- Born: Christine Lynn McDowell 1939 (age 86–87) Christchurch, New Zealand
- Education: Otago Polytechnic, Dunedin National Art School, Sydney
- Known for: Ceramics
- Website: Christine Boswijk Workshop

= Christine Boswijk =

New Zealand ceramicist (born 1939)

Christine Lynn Boswijk (née McDowell; born 1939) is a New Zealand ceramicist. Her works are held in institutions both in New Zealand and internationally including in the Museum of New Zealand Te Papa Tongarewa, the Dowse Art Museum, the Christchurch Art Gallery, the Suter Art Gallery, the Museum of Taipei and the Aberystwyth University ceramics collection.

==Early life and family==
Boswijk was born in Christchurch in 1939, the daughter of Edna Frances (née King) and the Reverend Matthew Alexander McDowell. She married the Dutch-born pioneering Nelson cafe owner Eelco Boswijk in Nelson in 1962. Boswijk originally worked as a dental nurse before decided at the age of 37 to train as a ceramicist. Boswijk's grandson Dok was a motorcycle salesman in Wellington, and died in a motorcycle crash on 7 November 2022.

==Career==
She graduated from Otago Polytechnic School of Fine Art with a diploma in ceramics in 1977. While there she was taught by potters Michael Trumic and Neil Grant. After completing her diploma she returned to Nelson and became a full time potter producing ware intended for domestic use. In 1988, Boswijk gained a postgraduate diploma with honours from the National Art School, East Sydney Technical College. She received funding for this study through a Queen Elizabeth II Arts Council grant. Her time at the National Art School changed her approach to her art, including ensuring the firing process played a more pivotal role in the creation of her pieces. It was after obtaining her postgraduate diploma that Boswijk moved to her studio in Upper Moutere.

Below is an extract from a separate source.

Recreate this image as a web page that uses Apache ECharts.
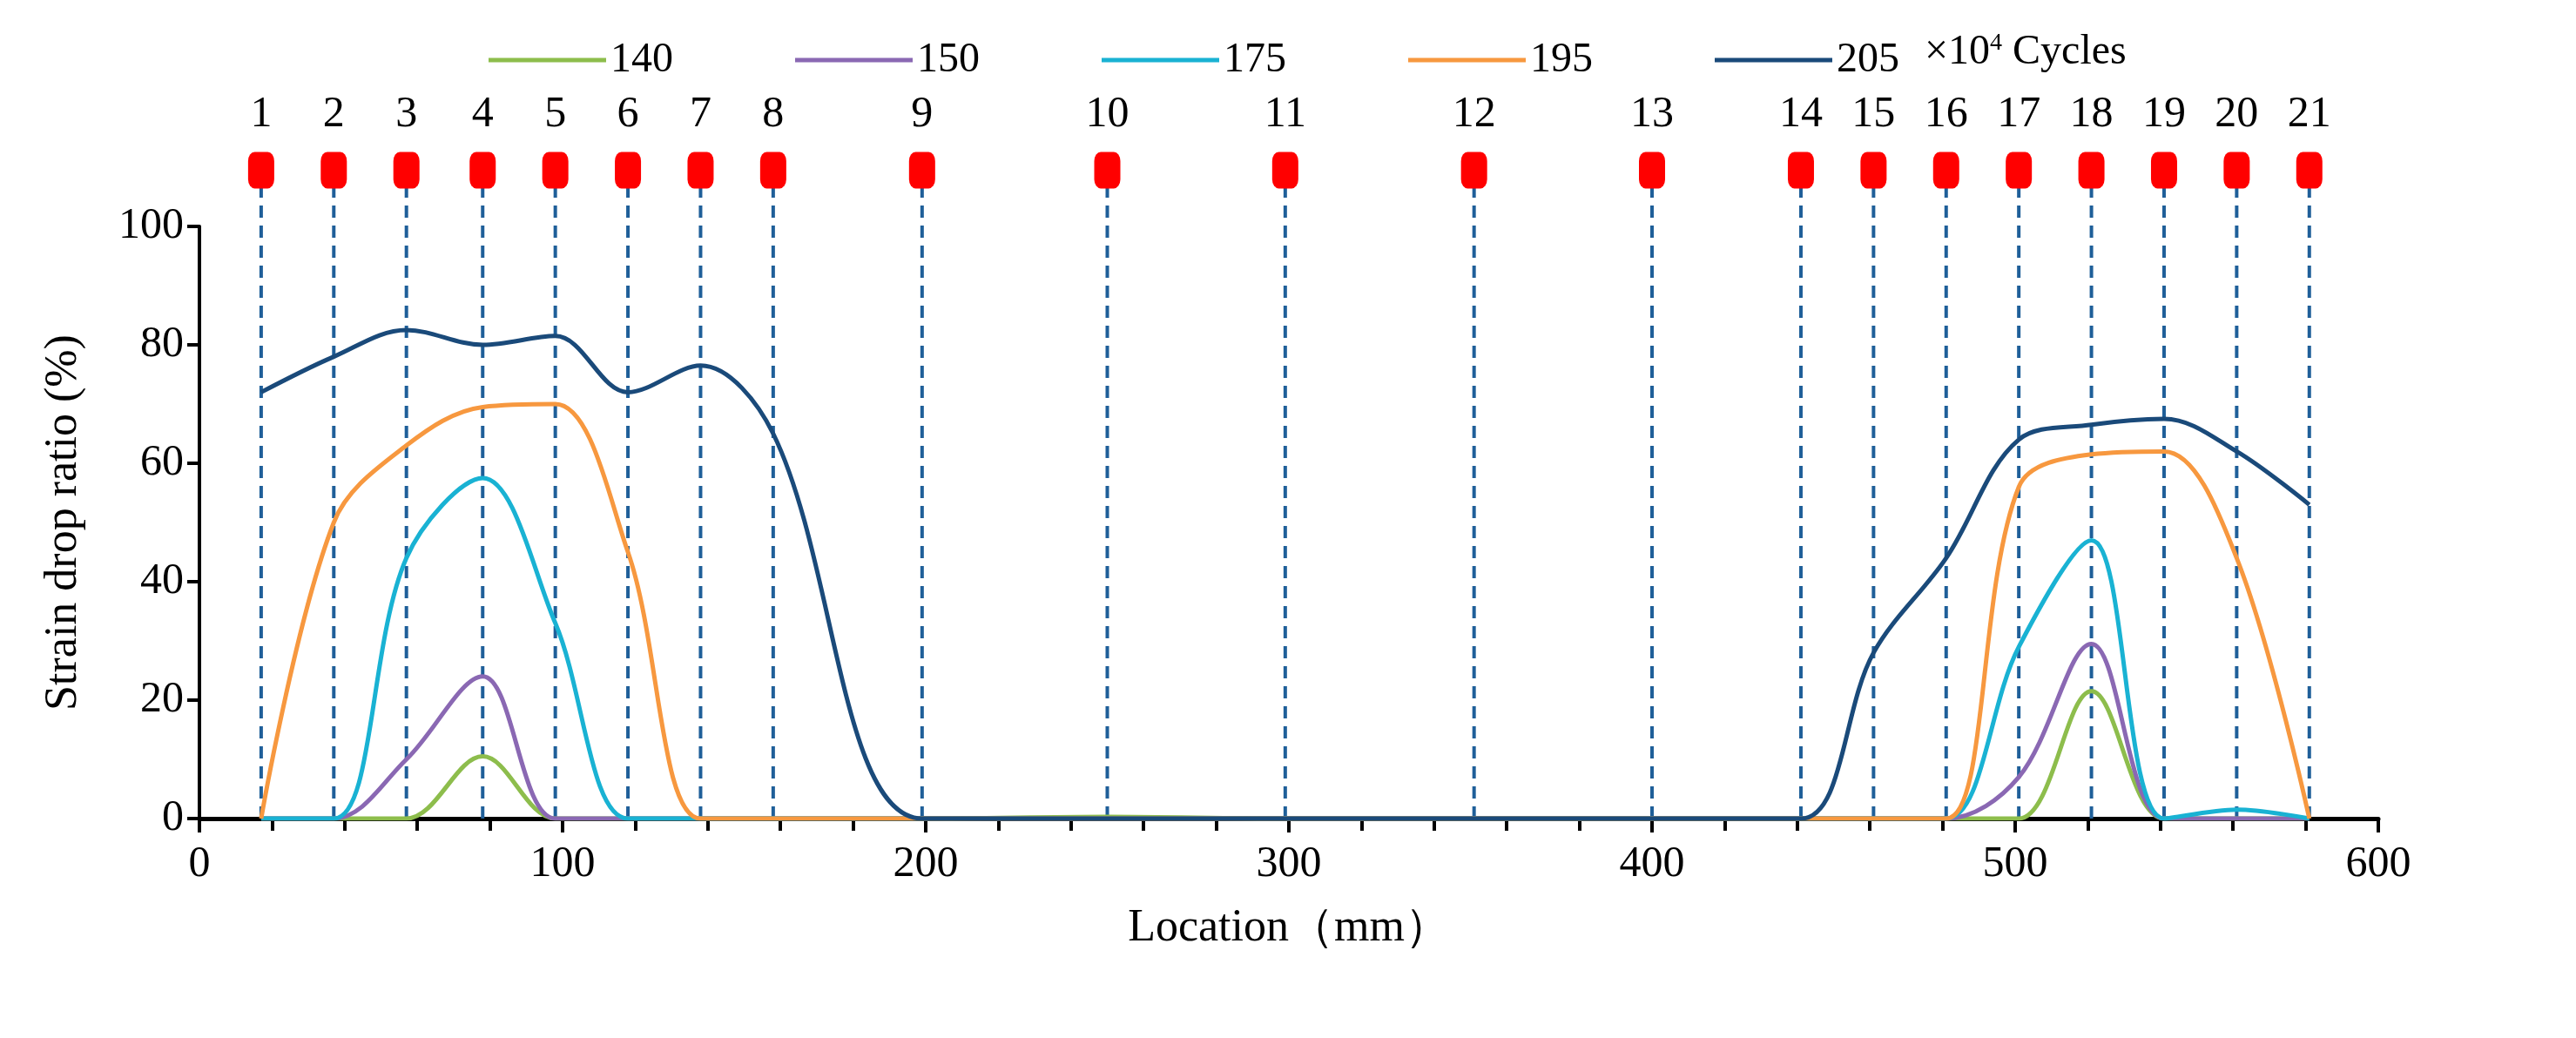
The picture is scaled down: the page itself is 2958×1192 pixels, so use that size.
<!DOCTYPE html>
<html><head><meta charset="utf-8">
<script src="https://cdn.jsdelivr.net/npm/echarts@6/dist/echarts.min.js"></script>
<style>html,body{margin:0;background:#fff}#chart{width:2958px;height:1192px}</style>
</head><body><div id="chart"></div>
<script>
// sensor locations (mm)
var sensorX = [17, 37, 57, 78, 98, 118, 138, 158, 199, 250, 299, 351, 400, 441, 461, 481, 501, 521, 541, 561, 581];
var sensorNames = ['1','2','3','4','5','6','7','8','9','10','11','12','13','14','15','16','17','18','19','20','21'];
var cycleNames = ['140', '150', '175', '195', '205'];
var colors = ['#8dbd4c', '#8a68b3', '#19b2d3', '#f7983f', '#1a4a7a'];
// strain drop ratio (%) at each sensor
var v140 = [0, 0, 0, 10.5, 0, 0, 0, 0, 0, 0.3, 0, 0, 0, 0, 0, 0, 0, 21.5, 0, 0, 0];
var v150 = [0, 0, 10, 24, 0, 0, 0, 0, 0, 0, 0, 0, 0, 0, 0, 0, 7, 29.5, 0, 0, 0];
var v175 = [0, 0, 44, 57.5, 33, 0, 0, 0, 0, 0, 0, 0, 0, 0, 0, 0, 29, 47, 0, 1.5, 0];
var v195 = [0, 50, 63, 69.5, 70, 45, 0, 0, 0, 0, 0, 0, 0, 0, 0, 0, 56, 61.5, 62, 44, 0];
var v205 = [72, 78, 82.5, 80, 81.5, 72, 76.5, 65, 0, 0, 0, 0, 0, 0, 28, 44, 64, 66.5, 67.5, 62, 53];
var allVals = [v140, v150, v175, v195, v205];

var font = 'Liberation Serif';
var chart = echarts.init(document.getElementById('chart'));
var series = [];
// dashed guide lines at each sensor
sensorX.forEach(function (x) {
  series.push({
    type: 'line', symbol: 'none', clip: false, silent: true, z: 1,
    lineStyle: {type: [14, 9], width: 4, color: '#1f5f99'},
    data: [[x, 0], [x, 107]]
  });
});
cycleNames.forEach(function (n, i) {
  series.push({
    name: n, type: 'line', smooth: 0.35, symbol: 'none', z: 3 + i,
    lineStyle: {width: 5, color: colors[i]}, itemStyle: {color: colors[i]},
    data: sensorX.map(function (x, k) { return [x, allVals[i][k]]; })
  });
});
series.push({
  type: 'scatter', symbol: 'roundRect', symbolSize: [30, 42], clip: false, z: 10,
  itemStyle: {color: '#ff0000', opacity: 1},
  label: {show: true, position: 'top', distance: 18, fontFamily: font, fontSize: 50, color: '#000',
    formatter: function (p) { return sensorNames[p.dataIndex]; }},
  data: sensorX.map(function (x) { return [x, 109.5]; })
});

chart.setOption({
  animation: false,
  legend: {
    top: 40, left: 556, itemWidth: 135, itemHeight: 5, itemGap: 140,
    data: cycleNames, icon: 'rect',
    textStyle: {fontFamily: font, fontSize: 48, color: '#000'}
  },
  graphic: [{type: 'text', left: 2210, top: 36,
    style: {text: '×10{s|4} Cycles', font: '48px "Liberation Serif"', fill: '#000',
      rich: {s: {fontSize: 28, verticalAlign: 'top', fontFamily: font}}}}],
  grid: {left: 229, right: 227, top: 260, bottom: 252},
  xAxis: {
    type: 'value', min: 0, max: 600, interval: 100,
    name: 'Location（mm）', nameLocation: 'middle', nameGap: 100,
    nameTextStyle: {fontFamily: font, fontSize: 52, color: '#000'},
    axisLine: {lineStyle: {color: '#000', width: 5}},
    axisTick: {inside: false, length: 16, lineStyle: {width: 4, color: '#000'}},
    minorTick: {show: true, splitNumber: 5, length: 14, lineStyle: {width: 4, color: '#000'}},
    axisLabel: {fontFamily: font, fontSize: 50, color: '#000', margin: 28},
    splitLine: {show: false}
  },
  yAxis: {
    type: 'value', min: 0, max: 100, interval: 20,
    name: 'Strain drop ratio (%)', nameLocation: 'middle', nameGap: 130,
    nameTextStyle: {fontFamily: font, fontSize: 52, color: '#000'},
    axisLine: {show: true, lineStyle: {color: '#000', width: 4}},
    axisTick: {show: true, length: 14, lineStyle: {width: 4, color: '#000'}},
    axisLabel: {fontFamily: font, fontSize: 50, color: '#000', margin: 18},
    splitLine: {show: false}
  },
  series: series
});
</script></body></html>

During her four decade long career Boswijk forged a reputation for being one of New Zealand's most acclaimed ceramic artists. Her work is held in the collections of many New Zealand, as well as international institutions, such as the Museum of New Zealand Te Papa Tongarewa, the Dowse Art Museum, the Christchurch Art Gallery, the Suter Art Gallery, the Museum of Taipei, and the Aberystwyth University ceramics collection. She gained inspiration for many of her pieces from New Zealand's geology and terrain.

Major exhibitions she has participated in include Treasures of the Underworld at the 1992, Seville World Expo, Kisses, Crosses and Flowers in 2007, at Milford Galleries, Queenstown and Before Words, in 2010 at Woollaston Estate, Nelson.

In the 2004 Queen's Birthday Honours, she was appointed an Officer of the New Zealand Order of Merit, for services to ceramic arts.

In 2020, the Suter Art Gallery held a retrospective exhibition on Boswijk's career that included many of her works created during her 40-year career.

== Exhibitions ==

- 2020, Thinking Through My Hands The Suter Art Gallery, Nelson.
- 2010 Before Words Woollaston Estate, Nelson.
- 2007, Kisses, Crosses and Flowers Milford Galleries, Queenstown.
- 2004, Fact Fusion Faith The Suter Art Gallery, Nelson.
- 1992, Treasures of the Underworld Seville World Expo, Seville, Spain.